EXERCISE TASK:
Omit all pictures. Copy the rest of the material exactly.
○ ○ ○ ○
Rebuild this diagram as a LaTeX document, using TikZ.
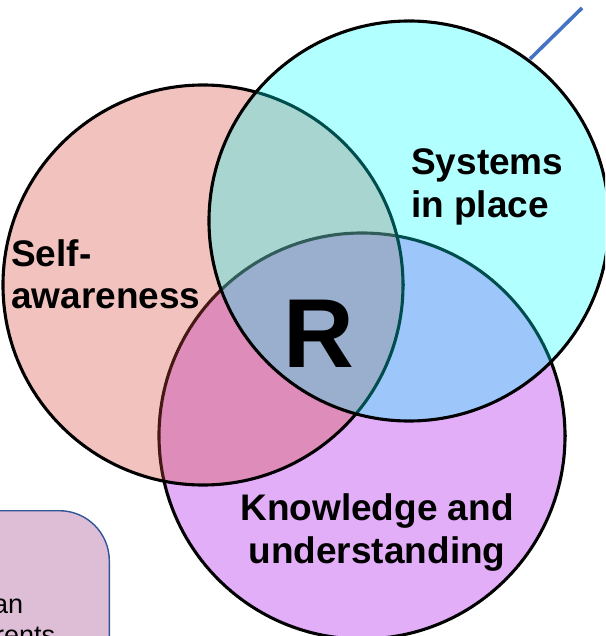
\documentclass[tikz,border=0pt]{standalone}
\usepackage{fontspec}
\setmainfont{Liberation Sans}
\usetikzlibrary{decorations.pathmorphing}

\definecolor{kpurple}{RGB}{226,174,248}
\definecolor{kpink}{RGB}{215,73,58}
\definecolor{kcyan}{RGB}{0,255,255}
\definecolor{callfill}{RGB}{222,190,214}
\definecolor{callline}{RGB}{47,85,151}
\definecolor{pointer}{RGB}{68,114,196}

\tikzset{
  % serrated black rim; the segment length divides the circumference evenly
  rim/.style={draw=black, line width=2.7pt, line join=round, decorate,
    decoration={zigzag, segment length=#1, amplitude=0.6pt}},
  tag/.style={font=\bfseries\fontsize{37}{43}\selectfont, text=black, inner sep=0pt},
  bigtag/.style={font=\bfseries\fontsize{98}{100}\selectfont, text=black, inner sep=0pt},
  smalltag/.style={font=\fontsize{27}{32}\selectfont, text=black, inner sep=0pt},
}

\begin{document}
\begin{tikzpicture}[x=1pt, y=-1pt]
  \useasboundingbox (0,0) rectangle (605,636);
  \clip (0,0) rectangle (605,636);

  % circle centres
  \coordinate (know) at (362,436);
  \coordinate (self) at (203,285);
  \coordinate (sys)  at (409,221);

  % knowledge and understanding (opaque, drawn first)
  \fill[kpurple] (know) circle (203);
  \draw[rim=2.45287pt] (know) circle (203);

  % self-awareness (translucent)
  \fill[kpink, fill opacity=0.33] (self) circle (200);
  \draw[rim=2.41661pt] (self) circle (200);

  % systems in place (translucent)
  \fill[kcyan, fill opacity=0.30] (sys) circle (200);
  \draw[rim=2.41661pt] (sys) circle (200);

  % pointer line leaving the systems circle
  \coordinate (ptrA) at (530,59);
  \coordinate (ptrB) at (582,8);
  \draw[pointer, line width=3.6pt] (ptrA) -- (ptrB);

  % callout box at the lower left
  \node[draw=callline, fill=callfill, line width=1.4pt, rounded corners=50pt,
        minimum width=220pt, minimum height=200pt, anchor=north east, inner sep=0pt]
        (callout) at (110,510) {};
  \node[smalltag, anchor=base west] (callA) at (-7,613) {an};
  \node[smalltag, anchor=base west] (callB) at (-5,644) {rents};

  % labels
  \node[tag, anchor=base west] (selfA) at (11,266) {Self-};
  \node[tag, anchor=base west] (selfB) at (11,308) {awareness};
  \node[tag, anchor=base west] (sysA) at (411,175) {Systems};
  \node[tag, anchor=base west] (sysB) at (411,218) {in place};
  \node[tag, anchor=base] (knowA) at (377,520) {Knowledge and};
  \node[tag, anchor=base] (knowB) at (377,563) {understanding};
  \node[bigtag, anchor=base] (core) at (319,367) {R};
\end{tikzpicture}
\end{document}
○ ○ ○ ○
EXERCISE SOLUTION:
Rebuild this diagram as a LaTeX document, using TikZ.
\documentclass[tikz,border=0pt]{standalone}
\usepackage{fontspec}
\setmainfont{Liberation Sans}
\usetikzlibrary{decorations.pathmorphing}

\definecolor{kpurple}{RGB}{226,174,248}
\definecolor{kpink}{RGB}{215,73,58}
\definecolor{kcyan}{RGB}{0,255,255}
\definecolor{callfill}{RGB}{222,190,214}
\definecolor{callline}{RGB}{47,85,151}
\definecolor{pointer}{RGB}{68,114,196}

\tikzset{
  % serrated black rim; the segment length divides the circumference evenly
  rim/.style={draw=black, line width=2.7pt, line join=round, decorate,
    decoration={zigzag, segment length=#1, amplitude=0.6pt}},
  tag/.style={font=\bfseries\fontsize{37}{43}\selectfont, text=black, inner sep=0pt},
  bigtag/.style={font=\bfseries\fontsize{98}{100}\selectfont, text=black, inner sep=0pt},
  smalltag/.style={font=\fontsize{27}{32}\selectfont, text=black, inner sep=0pt},
}

\begin{document}
\begin{tikzpicture}[x=1pt, y=-1pt]
  \useasboundingbox (0,0) rectangle (605,636);
  \clip (0,0) rectangle (605,636);

  % circle centres
  \coordinate (know) at (362,436);
  \coordinate (self) at (203,285);
  \coordinate (sys)  at (409,221);

  % knowledge and understanding (opaque, drawn first)
  \fill[kpurple] (know) circle (203);
  \draw[rim=2.45287pt] (know) circle (203);

  % self-awareness (translucent)
  \fill[kpink, fill opacity=0.33] (self) circle (200);
  \draw[rim=2.41661pt] (self) circle (200);

  % systems in place (translucent)
  \fill[kcyan, fill opacity=0.30] (sys) circle (200);
  \draw[rim=2.41661pt] (sys) circle (200);

  % pointer line leaving the systems circle
  \coordinate (ptrA) at (530,59);
  \coordinate (ptrB) at (582,8);
  \draw[pointer, line width=3.6pt] (ptrA) -- (ptrB);

  % callout box at the lower left
  \node[draw=callline, fill=callfill, line width=1.4pt, rounded corners=50pt,
        minimum width=220pt, minimum height=200pt, anchor=north east, inner sep=0pt]
        (callout) at (110,510) {};
  \node[smalltag, anchor=base west] (callA) at (-7,613) {an};
  \node[smalltag, anchor=base west] (callB) at (-5,644) {rents};

  % labels
  \node[tag, anchor=base west] (selfA) at (11,266) {Self-};
  \node[tag, anchor=base west] (selfB) at (11,308) {awareness};
  \node[tag, anchor=base west] (sysA) at (411,175) {Systems};
  \node[tag, anchor=base west] (sysB) at (411,218) {in place};
  \node[tag, anchor=base] (knowA) at (377,520) {Knowledge and};
  \node[tag, anchor=base] (knowB) at (377,563) {understanding};
  \node[bigtag, anchor=base] (core) at (319,367) {R};
\end{tikzpicture}
\end{document}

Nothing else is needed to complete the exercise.